The pattern is simple enough to implement in a day and general enough to apply anywhere we have a quality metric. That's the definition of a primitive that compounds.

The Path Forward

Karpathy described the next step for autoresearch as "asynchronously massively collaborative for agents. The goal is not to emulate a single PhD student, it's to emulate a research community." He also predicted that "all LLM frontier labs will do this. It's the final boss battle."

For organizations outside frontier AI labs, the implications are more immediate and more practical. The autoresearch pattern gives you a systematic method for improving any AI-assisted workflow. The barrier to entry is three files and a quality metric.

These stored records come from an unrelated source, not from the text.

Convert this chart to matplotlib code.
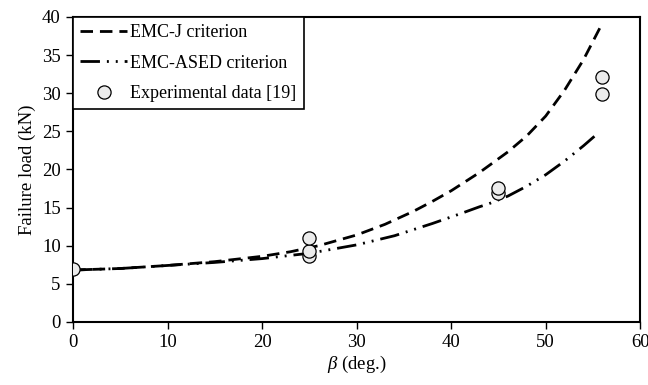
import numpy as np
import matplotlib
matplotlib.use("Agg")
import matplotlib.pyplot as plt

plt.rcParams['font.family'] = ['Liberation Serif', 'DejaVu Serif']
plt.rcParams['mathtext.fontset'] = 'custom'
plt.rcParams['mathtext.it'] = 'Liberation Serif:italic'
plt.rcParams['mathtext.rm'] = 'Liberation Serif'

# EMC-J criterion curve
beta_j = [0, 5, 10, 15, 20, 23, 26, 30, 33, 36, 38, 40, 43, 46, 48, 50, 52, 54, 56]
load_j = [6.8, 7.0, 7.4, 7.9, 8.6, 9.2, 10.0, 11.4, 12.8, 14.5, 15.8, 17.2, 19.6,
          22.3, 24.4, 27.0, 30.4, 34.4, 39.2]

# EMC-ASED criterion curve
beta_a = [0, 5, 10, 15, 20, 25, 30, 34, 38, 41, 43, 44, 46, 48, 50, 52, 54, 55.3]
load_a = [6.8, 7.0, 7.4, 7.8, 8.3, 9.0, 10.1, 11.3, 12.9, 14.2, 15.1, 15.5, 16.5,
          17.8, 19.3, 21.1, 23.1, 24.5]

# experimental data [19]
beta_exp = [0, 25, 25, 25, 45, 45, 56, 56]
load_exp = [6.9, 8.7, 9.3, 11.0, 16.9, 17.6, 29.9, 32.1]

fig = plt.figure(figsize=(6.48, 3.85), dpi=100)
ax = fig.add_axes([0.113, 0.164, 0.875, 0.792])

ax.plot(beta_j, load_j, color='black', lw=2, linestyle=(0, (4.5, 2.5)),
        label='EMC-J criterion')
ax.plot(beta_a, load_a, color='black', lw=2, linestyle=(0, (7, 2.5, 0.7, 2.5, 0.7, 2.5)),
        label='EMC-ASED criterion')
ax.plot(beta_exp, load_exp, linestyle='none', marker='o', markersize=9.5,
        markerfacecolor='#ececec', markeredgecolor='black', markeredgewidth=0.9,
        label='Experimental data [19]', zorder=5)

ax.set_xlim(0, 60)
ax.set_ylim(0, 40)
ax.set_xticks(range(0, 61, 10))
ax.set_yticks(range(0, 41, 5))
ax.tick_params(direction='out', length=5, width=1, labelsize=13.5, colors='black', pad=4)
for s in ax.spines.values():
    s.set_linewidth(1.5)
    s.set_color('black')

ax.set_xlabel(r'$\it{\beta}$ (deg.)', fontsize=13.5, labelpad=2)
ax.set_ylabel('Failure load (kN)', fontsize=13.5, labelpad=4)

leg = ax.legend(loc='upper left', fontsize=13, frameon=True, fancybox=False,
                borderaxespad=0, handlelength=2.6, handletextpad=0.15,
                labelspacing=0.75, borderpad=0.4,
                edgecolor='black', framealpha=1)
leg.get_frame().set_linewidth(1.2)

fig.savefig('out.png', dpi=100)
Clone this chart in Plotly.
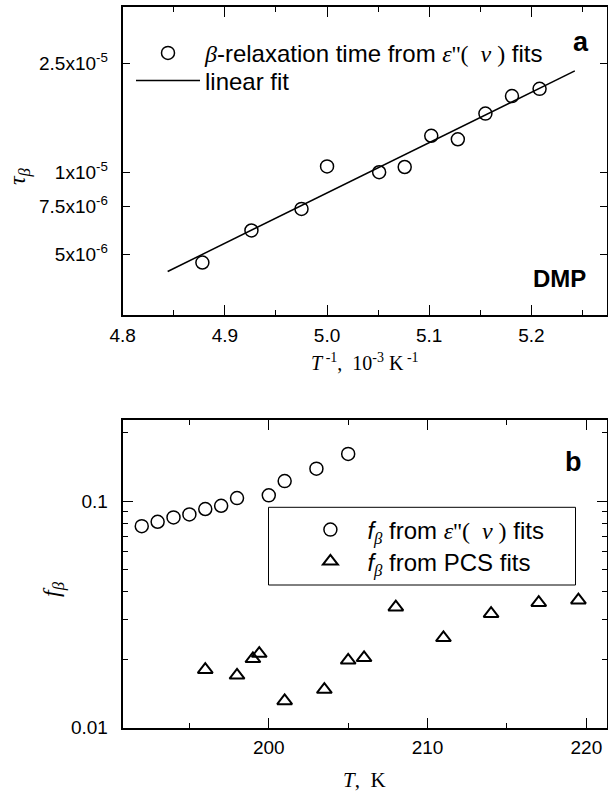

The potential is limited only by how many processes in your organization have measurable outputs.

As we discussed in The New Default, the question has shifted from "How can we use AI?" to "Why aren't we using AI?" The autoresearch pattern pushes that question one level deeper: you're using AI, but are you letting AI improve how you use AI? The answer to that question separates organizations that use AI as a tool from organizations that build AI into a compounding flywheel.

We've shown the numbers. Baselines averaging 83.7, finals averaging 88.3. Three kept changes out of ten experiments. The change that worked best was one no human would have prioritized. The seven reverts taught us more about our instructions than the three keeps did, including which single line was secretly holding the entire abundance score together. Every experiment, kept or reverted, made the system smarter. That's the autoresearch pattern. And it compounds.

The Optimization Loop

Three files. One metric. An agent that never sleeps. The autoresearch pattern doesn't care whether you're optimizing a neural network, a blog post, or a business process. It cares about one thing: is the next version better than the last? If you can measure it, you can improve it. If you can automate the measurement, you can improve it while you sleep. The teams that build this into their workflows now will compound their advantage with every cycle.